Given task: Set down, exactly as written, the lines from the top of the data to the line that holds "from bokeh.resources import INLINE", and omit the pictures.

Given information:

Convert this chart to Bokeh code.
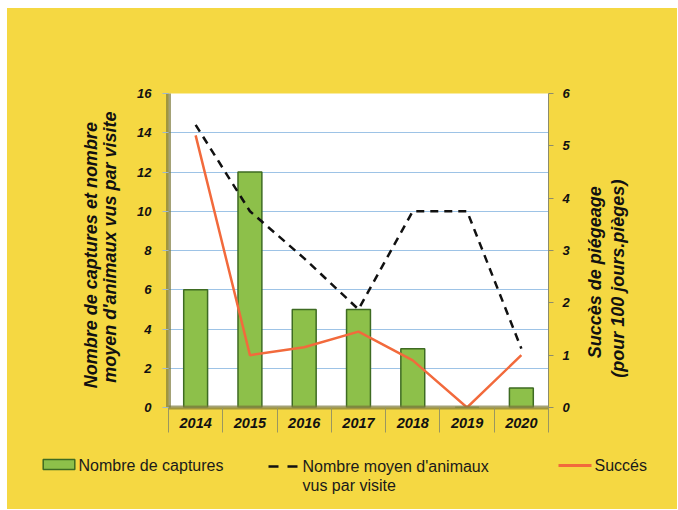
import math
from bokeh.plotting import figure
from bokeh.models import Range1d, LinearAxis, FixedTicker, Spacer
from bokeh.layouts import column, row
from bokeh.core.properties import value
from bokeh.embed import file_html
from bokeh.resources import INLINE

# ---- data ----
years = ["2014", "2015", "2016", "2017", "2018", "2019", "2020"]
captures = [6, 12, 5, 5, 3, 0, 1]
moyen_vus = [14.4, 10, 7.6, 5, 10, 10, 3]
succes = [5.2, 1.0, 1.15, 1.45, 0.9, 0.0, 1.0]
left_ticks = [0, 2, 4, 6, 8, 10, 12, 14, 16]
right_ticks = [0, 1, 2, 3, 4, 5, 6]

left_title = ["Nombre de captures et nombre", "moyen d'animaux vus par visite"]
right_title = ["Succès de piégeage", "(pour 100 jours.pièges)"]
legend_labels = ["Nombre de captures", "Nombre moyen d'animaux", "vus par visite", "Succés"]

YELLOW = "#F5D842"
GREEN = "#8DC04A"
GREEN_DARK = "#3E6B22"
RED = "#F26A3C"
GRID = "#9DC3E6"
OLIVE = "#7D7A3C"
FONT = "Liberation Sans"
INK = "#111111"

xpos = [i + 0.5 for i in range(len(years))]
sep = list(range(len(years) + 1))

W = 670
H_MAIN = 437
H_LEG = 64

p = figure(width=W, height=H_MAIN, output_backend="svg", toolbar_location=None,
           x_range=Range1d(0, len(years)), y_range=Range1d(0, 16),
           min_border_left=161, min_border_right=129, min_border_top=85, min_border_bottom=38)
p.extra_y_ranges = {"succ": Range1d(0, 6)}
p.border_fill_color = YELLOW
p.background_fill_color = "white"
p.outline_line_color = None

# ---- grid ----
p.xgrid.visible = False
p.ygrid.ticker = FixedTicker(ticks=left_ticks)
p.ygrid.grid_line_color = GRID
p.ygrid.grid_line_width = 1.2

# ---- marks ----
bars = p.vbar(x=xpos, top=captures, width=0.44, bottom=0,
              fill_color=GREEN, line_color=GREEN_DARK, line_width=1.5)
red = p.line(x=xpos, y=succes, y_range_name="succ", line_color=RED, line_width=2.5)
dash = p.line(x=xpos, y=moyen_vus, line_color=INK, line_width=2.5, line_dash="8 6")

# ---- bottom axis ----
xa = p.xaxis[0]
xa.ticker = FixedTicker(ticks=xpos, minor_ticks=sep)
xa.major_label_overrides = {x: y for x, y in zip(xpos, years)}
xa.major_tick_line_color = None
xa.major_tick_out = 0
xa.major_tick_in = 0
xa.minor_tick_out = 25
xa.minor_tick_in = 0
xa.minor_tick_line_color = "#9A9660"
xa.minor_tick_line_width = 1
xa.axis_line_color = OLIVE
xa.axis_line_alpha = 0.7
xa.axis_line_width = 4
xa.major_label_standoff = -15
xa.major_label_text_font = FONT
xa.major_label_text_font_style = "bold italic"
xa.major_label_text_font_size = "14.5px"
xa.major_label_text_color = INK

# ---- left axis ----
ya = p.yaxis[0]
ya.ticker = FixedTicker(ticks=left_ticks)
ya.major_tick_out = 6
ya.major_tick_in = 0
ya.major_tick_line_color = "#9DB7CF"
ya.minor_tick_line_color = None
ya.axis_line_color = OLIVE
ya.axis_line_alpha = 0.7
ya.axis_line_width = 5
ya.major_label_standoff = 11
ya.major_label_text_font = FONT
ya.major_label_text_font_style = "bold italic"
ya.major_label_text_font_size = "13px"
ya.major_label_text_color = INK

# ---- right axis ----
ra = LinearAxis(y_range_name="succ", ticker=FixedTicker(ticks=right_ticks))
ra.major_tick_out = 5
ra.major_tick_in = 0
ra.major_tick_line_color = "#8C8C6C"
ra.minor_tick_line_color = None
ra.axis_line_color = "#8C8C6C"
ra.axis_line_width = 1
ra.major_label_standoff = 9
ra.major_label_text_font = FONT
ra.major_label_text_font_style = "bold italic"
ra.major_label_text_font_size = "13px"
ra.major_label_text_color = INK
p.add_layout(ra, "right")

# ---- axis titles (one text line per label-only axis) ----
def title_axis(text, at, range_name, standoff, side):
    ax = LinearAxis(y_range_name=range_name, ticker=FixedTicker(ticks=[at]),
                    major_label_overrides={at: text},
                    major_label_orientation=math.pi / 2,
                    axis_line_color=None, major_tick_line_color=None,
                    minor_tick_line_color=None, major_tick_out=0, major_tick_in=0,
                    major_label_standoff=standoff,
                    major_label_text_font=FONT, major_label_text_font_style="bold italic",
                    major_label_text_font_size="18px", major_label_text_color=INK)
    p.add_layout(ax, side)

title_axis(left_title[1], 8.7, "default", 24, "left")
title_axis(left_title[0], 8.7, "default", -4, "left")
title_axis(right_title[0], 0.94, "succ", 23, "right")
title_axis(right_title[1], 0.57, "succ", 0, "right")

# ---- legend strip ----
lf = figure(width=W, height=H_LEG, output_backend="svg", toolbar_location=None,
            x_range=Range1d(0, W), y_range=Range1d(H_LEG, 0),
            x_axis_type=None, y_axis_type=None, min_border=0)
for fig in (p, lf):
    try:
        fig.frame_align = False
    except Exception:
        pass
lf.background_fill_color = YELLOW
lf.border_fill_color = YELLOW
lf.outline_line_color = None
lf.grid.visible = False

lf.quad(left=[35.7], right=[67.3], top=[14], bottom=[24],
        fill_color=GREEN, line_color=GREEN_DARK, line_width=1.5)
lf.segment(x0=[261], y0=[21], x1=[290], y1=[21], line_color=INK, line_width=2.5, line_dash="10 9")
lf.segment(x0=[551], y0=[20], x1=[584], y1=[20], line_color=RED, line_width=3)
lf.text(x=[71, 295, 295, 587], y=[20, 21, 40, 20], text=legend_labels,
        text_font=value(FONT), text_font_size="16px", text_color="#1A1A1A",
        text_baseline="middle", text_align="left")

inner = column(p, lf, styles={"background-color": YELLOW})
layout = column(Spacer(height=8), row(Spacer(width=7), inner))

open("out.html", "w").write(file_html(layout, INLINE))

The reply:
Convert this chart to Bokeh code.
import math
from bokeh.plotting import figure
from bokeh.models import Range1d, LinearAxis, FixedTicker, Spacer
from bokeh.layouts import column, row
from bokeh.core.properties import value
from bokeh.embed import file_html
from bokeh.resources import INLINE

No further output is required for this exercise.